The question you need to ask is does your relationship provide you with the credibility to bring your idea now. If you are known as someone that provides products, you may not have the credibility. If you are known as something more, you have a better chance on a bigger idea.

Why Should I Do This with You?

There is still more to the foundation of trust and relationships here. If you are going to challenge your client to step up their game, you are going to have to tell them why you are the right choice as a partner.

Your client needs to know that you are going to be there with them when the bullets start flying. The bigger the idea, the more likely the bullets turn into an all out nuclear attack.

And the more promising the change, the more likely that the road to getting there is plagued with obstacles. It’s tough to consider running off down that road with a stranger.

Your client needs to know that you are going own and manage the outcome of the change initiative that accompanies your breakthrough idea.

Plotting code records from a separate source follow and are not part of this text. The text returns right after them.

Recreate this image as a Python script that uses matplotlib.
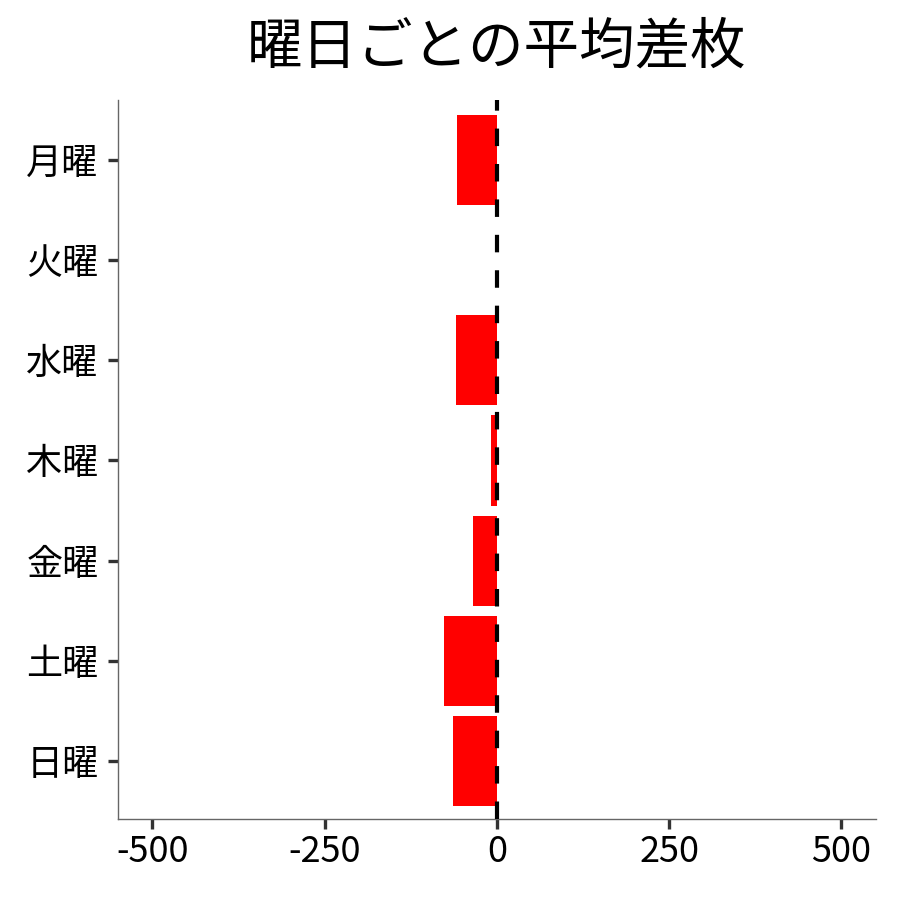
import matplotlib
matplotlib.use("Agg")
import matplotlib.pyplot as plt

plt.rcParams['font.family'] = ['Noto Sans CJK JP', 'DejaVu Sans']

days = ['月曜', '火曜', '水曜', '木曜', '金曜', '土曜', '日曜']
avg_diff = [-58, 0, -59, -9, -35, -77, -64]
xticks = [-500, -250, 0, 250, 500]
xticklabels = ['-500', '-250', '0', '250', '500']

fig = plt.figure(figsize=(9, 9), dpi=100)
ax = fig.add_axes([0.131, 0.09, 0.842, 0.799])

n = len(days)
ypos = [n - 1 - i for i in range(n)]
ax.barh(ypos, avg_diff, height=0.9, color='#ff0000', zorder=2)
ax.axvline(0, color='black', lw=3, dashes=(4.2, 4.3), zorder=3)

ax.set_xlim(-550, 550)
ax.set_ylim(-0.58, 6.6)
ax.set_yticks(ypos)
ax.set_yticklabels(days)
ax.set_xticks(xticks)
ax.set_xticklabels(xticklabels)
ax.tick_params(axis='both', length=7, width=2.4, color='#333333', labelsize=26, labelcolor='black')
ax.tick_params(axis='x', pad=4)
ax.tick_params(axis='y', pad=7)

for s in ['top', 'right']:
    ax.spines[s].set_visible(False)
for s in ['left', 'bottom']:
    ax.spines[s].set_color('#666666')
    ax.spines[s].set_linewidth(1)

ax.set_title('曜日ごとの平均差枚', fontsize=40, pad=26)

fig.savefig('out.png', dpi=100)
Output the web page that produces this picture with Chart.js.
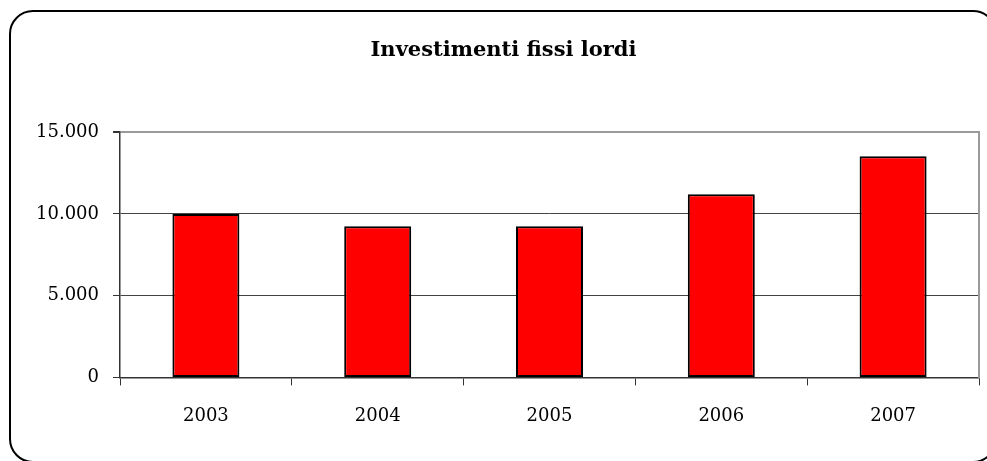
<!DOCTYPE html>
<html>
<head>
<meta charset="utf-8">
<script src="https://cdn.jsdelivr.net/npm/chart.js@4/dist/chart.umd.min.js"></script>
<style>
	html, body { margin: 0; padding: 0; background: #fff; overflow: hidden; }
	#wrap { position: relative; width: 987px; height: 461px; overflow: hidden; }
	#frame {
		position: absolute; left: 9px; top: 10px; width: 988px; height: 453px;
		box-sizing: border-box; border: 2.5px solid #000; border-radius: 24px;
	}
	#box { position: absolute; left: 0; top: 0; width: 987px; height: 461px; }
</style>
</head>
<body>
<div id="wrap">
	<div id="frame"></div>
	<div id="box"><canvas id="investChart"></canvas></div>
</div>
<script>
var years  = ['2003', '2004', '2005', '2006', '2007'];
var values = [10000, 9250, 9250, 11200, 13530];
var yTicks = [0, 5000, 10000, 15000];

(function() {
	'use strict';

	var fmt = function(v) {
		return String(v).replace(/\B(?=(\d{3})+(?!\d))/g, '.');
	};
	var serif = "'DejaVu Serif', 'Liberation Serif', serif";

	var ctx = document.getElementById('investChart').getContext('2d');
	new Chart(ctx, {
		type: 'bar',
		data: {
			labels: years,
			datasets: [{
				label: 'Investimenti fissi lordi',
				data: values,
				backgroundColor: '#ff0000',
				borderColor: '#000000',
				borderWidth: 2,
				borderSkipped: false,
				categoryPercentage: 1,
				barPercentage: 0.39
			}]
		},
		options: {
			responsive: true,
			maintainAspectRatio: false,
			animation: false,
			layout: { padding: { left: 28, right: 8, top: 0, bottom: 14 } },
			plugins: {
				legend: { display: false },
				tooltip: { enabled: false },
				title: {
					display: true,
					text: 'Investimenti fissi lordi',
					color: '#000',
					font: { family: serif, size: 21, weight: 'bold' },
					padding: { top: 38, bottom: 69 }
				}
			},
			scales: {
				x: {
					grid: {
						offset: true,
						drawOnChartArea: false,
						drawTicks: true,
						tickLength: 8,
						tickColor: '#333',
						lineWidth: 1
					},
					border: { display: true, color: '#333', width: 1.5 },
					ticks: { color: '#000', padding: 20, font: { family: serif, size: 18 } }
				},
				y: {
					min: 0,
					max: 15000,
					afterFit: function(s) { s.width = 92; },
					afterBuildTicks: function(s) {
						s.ticks = yTicks.map(function(v) { return { value: v }; });
					},
					grid: {
						color: function(c) { return c.tick && c.tick.value === 15000 ? '#9a9a9a' : '#444'; },
						lineWidth: function(c) { return c.tick && c.tick.value === 15000 ? 2 : 1; },
						tickLength: 7,
						tickColor: '#333'
					},
					border: { display: true, color: '#333', width: 1.5 },
					ticks: {
						color: '#000',
						padding: 14,
						font: { family: serif, size: 18 },
						callback: function(v) { return fmt(v); }
					}
				},
				y2: {
					position: 'right',
					min: 0,
					max: 15000,
					afterFit: function(s) { s.width = 0; },
					grid: { display: false, drawTicks: false },
					border: { display: true, color: '#9a9a9a', width: 2 },
					ticks: { display: false }
				}
			}
		}
	});
})();
</script>
</body>
</html>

They need to know that you are going to be in the foxhole with them, and that you have the ability to lead change within your own organization to ensure that they succeed.

How do they know this about you when you don’t have a relationship? They don’t. This makes it more difficult to have your idea taken seriously, and it makes it tougher to get the commitments you need to move forward.

All Things Unequal

All things being equal, relationships win. All thing being unequal, relationships still win.

You have the killer idea and no relationship. Your competitor has the killer idea and they have the relationships. Your idea is slightly better, but your competitor has the building wired top to bottom. You lose.

Your job in sales is to make things unequal. If you are going to bring your client their next big thing, make sure you have the relationships that allow you to successfully do so.

Questions

What does trust in your relationship enable?

Is a relationship that is only based on friendship and like ability enough to win in sales?

Who do you have to be to bring your client a disruptive, revolutionary idea?

What does your client need from you in order to give you an opportunity to pursue and develop an opportunity?